### Collected material
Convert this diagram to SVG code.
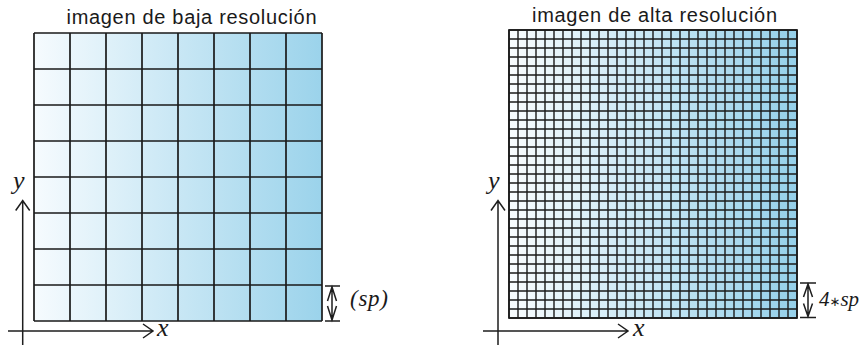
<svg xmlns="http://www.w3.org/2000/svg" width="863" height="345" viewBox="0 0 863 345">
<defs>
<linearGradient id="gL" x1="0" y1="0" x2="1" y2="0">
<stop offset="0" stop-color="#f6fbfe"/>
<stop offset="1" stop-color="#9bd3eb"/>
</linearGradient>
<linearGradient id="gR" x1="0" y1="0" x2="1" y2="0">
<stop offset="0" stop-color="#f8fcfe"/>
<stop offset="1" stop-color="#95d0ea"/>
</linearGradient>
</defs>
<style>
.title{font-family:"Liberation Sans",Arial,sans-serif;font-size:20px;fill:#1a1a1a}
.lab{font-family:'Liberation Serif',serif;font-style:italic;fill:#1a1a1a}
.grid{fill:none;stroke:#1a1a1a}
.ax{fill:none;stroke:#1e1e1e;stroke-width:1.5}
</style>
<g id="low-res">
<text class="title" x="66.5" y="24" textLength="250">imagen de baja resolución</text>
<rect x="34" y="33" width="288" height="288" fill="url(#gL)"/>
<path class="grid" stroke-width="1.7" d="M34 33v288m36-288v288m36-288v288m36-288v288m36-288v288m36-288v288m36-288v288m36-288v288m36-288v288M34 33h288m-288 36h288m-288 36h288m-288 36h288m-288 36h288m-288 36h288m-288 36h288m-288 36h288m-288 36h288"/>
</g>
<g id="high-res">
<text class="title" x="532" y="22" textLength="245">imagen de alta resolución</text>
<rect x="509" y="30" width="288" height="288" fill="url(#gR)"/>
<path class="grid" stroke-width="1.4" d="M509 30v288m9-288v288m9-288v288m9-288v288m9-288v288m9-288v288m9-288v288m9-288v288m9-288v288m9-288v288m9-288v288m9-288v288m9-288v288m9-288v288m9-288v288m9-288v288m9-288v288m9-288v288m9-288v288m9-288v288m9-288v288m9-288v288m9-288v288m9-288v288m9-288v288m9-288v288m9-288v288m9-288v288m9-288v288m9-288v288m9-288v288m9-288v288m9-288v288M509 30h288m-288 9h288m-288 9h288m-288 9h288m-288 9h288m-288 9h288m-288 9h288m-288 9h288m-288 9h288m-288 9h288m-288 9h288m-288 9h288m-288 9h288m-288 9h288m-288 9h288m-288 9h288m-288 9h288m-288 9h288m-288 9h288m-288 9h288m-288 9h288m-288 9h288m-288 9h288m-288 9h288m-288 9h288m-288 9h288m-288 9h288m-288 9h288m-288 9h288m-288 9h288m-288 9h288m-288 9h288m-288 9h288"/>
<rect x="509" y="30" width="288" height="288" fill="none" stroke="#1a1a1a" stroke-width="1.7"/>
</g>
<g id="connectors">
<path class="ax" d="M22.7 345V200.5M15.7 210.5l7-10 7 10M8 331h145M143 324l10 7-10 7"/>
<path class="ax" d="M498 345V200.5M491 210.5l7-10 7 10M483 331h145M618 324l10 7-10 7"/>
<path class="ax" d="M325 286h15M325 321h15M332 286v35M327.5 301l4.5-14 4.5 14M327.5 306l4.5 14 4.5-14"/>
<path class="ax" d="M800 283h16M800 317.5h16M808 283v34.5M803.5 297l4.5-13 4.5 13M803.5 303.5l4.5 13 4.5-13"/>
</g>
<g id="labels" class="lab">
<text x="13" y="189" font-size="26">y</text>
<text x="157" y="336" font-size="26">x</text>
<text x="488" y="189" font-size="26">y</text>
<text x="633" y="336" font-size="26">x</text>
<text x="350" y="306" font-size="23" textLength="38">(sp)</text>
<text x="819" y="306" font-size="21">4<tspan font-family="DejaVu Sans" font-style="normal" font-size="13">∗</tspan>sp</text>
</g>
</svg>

### Task prompt
Quote every line word for word and keep the images out of the copy.

### Task answer
Convert this diagram to SVG code.
<svg xmlns="http://www.w3.org/2000/svg" width="863" height="345" viewBox="0 0 863 345">
<defs>
<linearGradient id="gL" x1="0" y1="0" x2="1" y2="0">
<stop offset="0" stop-color="#f6fbfe"/>
<stop offset="1" stop-color="#9bd3eb"/>
</linearGradient>
<linearGradient id="gR" x1="0" y1="0" x2="1" y2="0">
<stop offset="0" stop-color="#f8fcfe"/>
<stop offset="1" stop-color="#95d0ea"/>
</linearGradient>
</defs>
<style>
.title{font-family:"Liberation Sans",Arial,sans-serif;font-size:20px;fill:#1a1a1a}
.lab{font-family:'Liberation Serif',serif;font-style:italic;fill:#1a1a1a}
.grid{fill:none;stroke:#1a1a1a}
.ax{fill:none;stroke:#1e1e1e;stroke-width:1.5}
</style>
<g id="low-res">
<text class="title" x="66.5" y="24" textLength="250">imagen de baja resolución</text>
<rect x="34" y="33" width="288" height="288" fill="url(#gL)"/>
<path class="grid" stroke-width="1.7" d="M34 33v288m36-288v288m36-288v288m36-288v288m36-288v288m36-288v288m36-288v288m36-288v288m36-288v288M34 33h288m-288 36h288m-288 36h288m-288 36h288m-288 36h288m-288 36h288m-288 36h288m-288 36h288m-288 36h288"/>
</g>
<g id="high-res">
<text class="title" x="532" y="22" textLength="245">imagen de alta resolución</text>
<rect x="509" y="30" width="288" height="288" fill="url(#gR)"/>
<path class="grid" stroke-width="1.4" d="M509 30v288m9-288v288m9-288v288m9-288v288m9-288v288m9-288v288m9-288v288m9-288v288m9-288v288m9-288v288m9-288v288m9-288v288m9-288v288m9-288v288m9-288v288m9-288v288m9-288v288m9-288v288m9-288v288m9-288v288m9-288v288m9-288v288m9-288v288m9-288v288m9-288v288m9-288v288m9-288v288m9-288v288m9-288v288m9-288v288m9-288v288m9-288v288m9-288v288M509 30h288m-288 9h288m-288 9h288m-288 9h288m-288 9h288m-288 9h288m-288 9h288m-288 9h288m-288 9h288m-288 9h288m-288 9h288m-288 9h288m-288 9h288m-288 9h288m-288 9h288m-288 9h288m-288 9h288m-288 9h288m-288 9h288m-288 9h288m-288 9h288m-288 9h288m-288 9h288m-288 9h288m-288 9h288m-288 9h288m-288 9h288m-288 9h288m-288 9h288m-288 9h288m-288 9h288m-288 9h288m-288 9h288"/>
<rect x="509" y="30" width="288" height="288" fill="none" stroke="#1a1a1a" stroke-width="1.7"/>
</g>
<g id="connectors">
<path class="ax" d="M22.7 345V200.5M15.7 210.5l7-10 7 10M8 331h145M143 324l10 7-10 7"/>
<path class="ax" d="M498 345V200.5M491 210.5l7-10 7 10M483 331h145M618 324l10 7-10 7"/>
<path class="ax" d="M325 286h15M325 321h15M332 286v35M327.5 301l4.5-14 4.5 14M327.5 306l4.5 14 4.5-14"/>
<path class="ax" d="M800 283h16M800 317.5h16M808 283v34.5M803.5 297l4.5-13 4.5 13M803.5 303.5l4.5 13 4.5-13"/>
</g>
<g id="labels" class="lab">
<text x="13" y="189" font-size="26">y</text>
<text x="157" y="336" font-size="26">x</text>
<text x="488" y="189" font-size="26">y</text>
<text x="633" y="336" font-size="26">x</text>
<text x="350" y="306" font-size="23" textLength="38">(sp)</text>
<text x="819" y="306" font-size="21">4<tspan font-family="DejaVu Sans" font-style="normal" font-size="13">∗</tspan>sp</text>
</g>
</svg>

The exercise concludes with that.